Wide latitude must be allowed in cross-examination, and the inquiry was proper. But under Section 9769, Code 1942, it is contemplated that each owner of land shall deliver to the tax assessor a list of his lands, together with the value thereof. If he fails to do this, then the assessor assesses the land “ at a valuation equal to the assessment of other like lands similarly situated”. It is a matter of common knowledge that assessments of *284real property, as a general rule, are much, lower than the actual value of such property. Consequently the cross-examination along the line proposed could have had very little, if any, effect to discredit the evidence of this witness. Obviously the error was harmless.

All of the witnesses were men of wide experience in land values. The record does not reflect bias or partisanship. On the contrary, the differences in their estimates appear to have been honest ones. Juries are empanelled to resolve such differences.

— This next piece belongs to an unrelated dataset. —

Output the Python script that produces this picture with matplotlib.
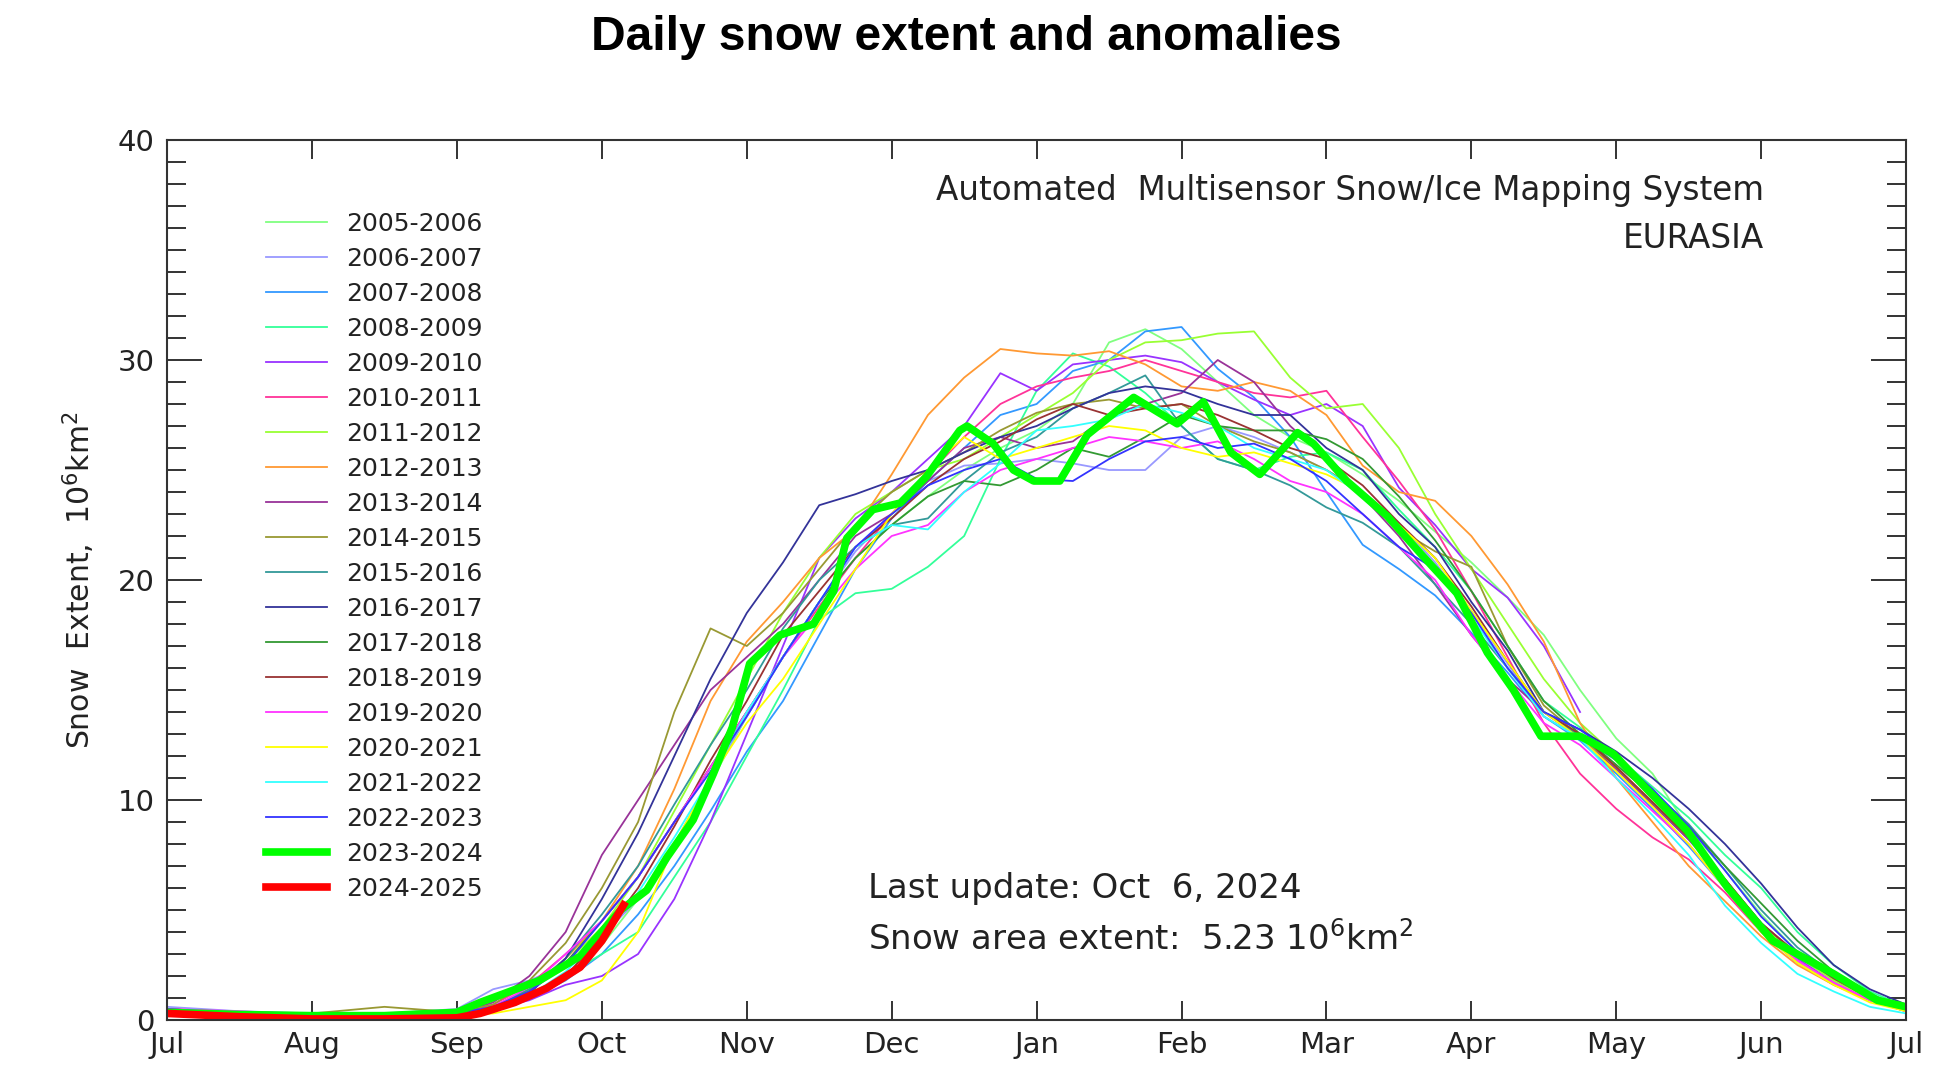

In City of Jackson v. Landrum, 217 Miss. 10, 63 So. 2d 391, for a lot 40.35 feet by 160.5 feet in downtown Jackson, Mississippi, the jury awarded $22,000.00. The evidence was conflicting, but the jury went upon the premises and viewed and inspected the property and the surrounding conditions, just as the jury did in the case now before the Court. This Court adhered to its rule, as stated in Mississippi State Highway Commission v. Williamson, 181 Miss. 399, 179 So. 736, and declined to reduce the amount of the award for the reason that it could not say that the verdict was so excessive as to have been brought about by passion or prejudice, or that it was “so excessive as to be shocking to the enlightened conscience.”

While the verdict was very large, the circuit court reduced that amount to $21,250.00. Keeping in mind the foregoing rule, we find no solid basis on which to require a further reduction in the amount of this award.

It therefore follows that the judgment must be affirmed.

Affirmed.

Roberds, P.J., and Hall, Kyle, and Holmes, JJ., concur.